Escribo y no se me entiende. Soy consciente. Tampoco es que me importe mucho. Últimamente escribo párrafos que me arranco de la piel. Por eso, quizás, no son fáciles de comprender. A pesar de ello intentaré desnudarme como las máquinas anatómicas de la napolitana Capilla de San Severo. Para que se me entienda: hubo una casa estilo años 70 en Galapagar. Una casa en cuyo interior y alrededores soñamos revivir los 70 y montarnos un happening que nos lograse dispersar, en estado de lírica ebriedad, por las casas aledañas, una performance con que embadurnar de temblor y misterio a los allí congregados, un spoken word sin freno aullado a la luz de la luna a la que se asomaba Kerouac cuando se lo permitía el no tomarse una copa de más. Todo muy hippy, en apariencia, pero nada que ver. Soñamos revivir el punk, porque el punk, ya lo tengo dicho, es amor del verdadero, nada que ver con las flores y los mantras de ciertos adinerados y, por tanto, desocupados, viejos jóvenes norteamericanos. Una casa en que soñamos hacer hogar y que, de un día para otro, como por arte de magia, como conejo que prefiere regresar al sombrero de copa, como copa de madrugada solitaria y por tanto inversa, desapareció sin siquiera dejar rastro de haber existido. Ni pilares ni fierros. De cuando la especulación es tan voraz que roza lo fantasmal. Número 97 al que soñamos alargarle la vida otros 97 años. Pero desapareció, la casa, como abducida.
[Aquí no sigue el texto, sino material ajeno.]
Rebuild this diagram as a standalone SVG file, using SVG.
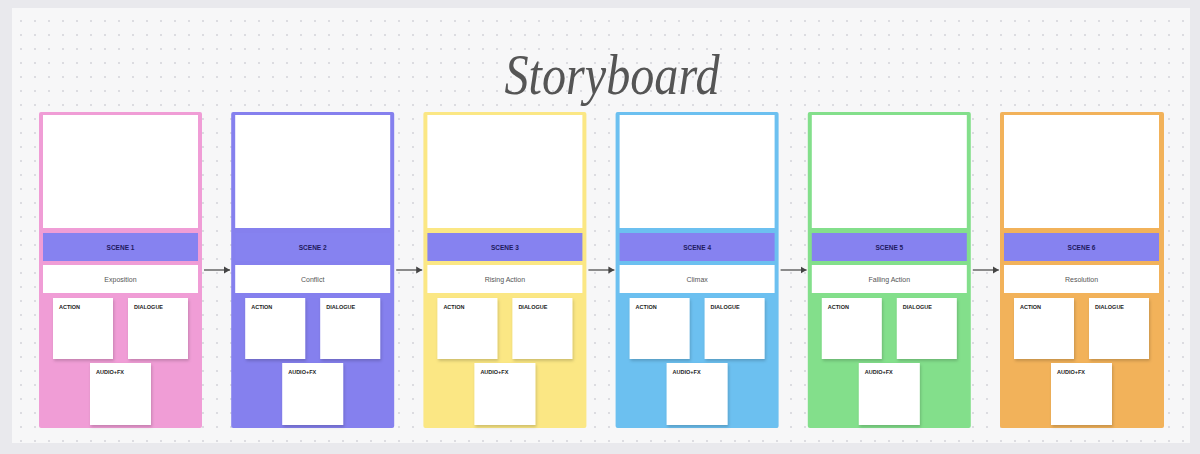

Y ahora sueño con los ingredientes que podrían revivirla para que amasásemos entre sus cuatro paredes un verdadero hogar. Momentáneo y portátil, fugaz e inmemorial, como debe ser. Como es. Tal vez nos faltó tomar el impulso necesario para dar el salto. O saltamos ya en el vacío de un lienzo de Hopper o un relato de Carver.
Munay remolonea a mi alrededor como gata seductora e indolente, en la cocina de esta casa a la que los dueños han decidido elevar el precio de habitabilidad ignorando qué cosa es el hogar. Deposita en mi pecho una simiente de saliva y me susurra que el ingrediente especial de mis sándwiches es su propio nombre. Instante del sueño recién inaugurado en que le vuelvo a escuchar. Hipnagogia esta y otras que me regresan al hogar. Son períodos breves, finas rebanadas de piel que Kairós me regala, soy consciente, pero bendito precipicio de acotaciones temporales si me recuerdan que puedo hacer hogar en cualquier sitio.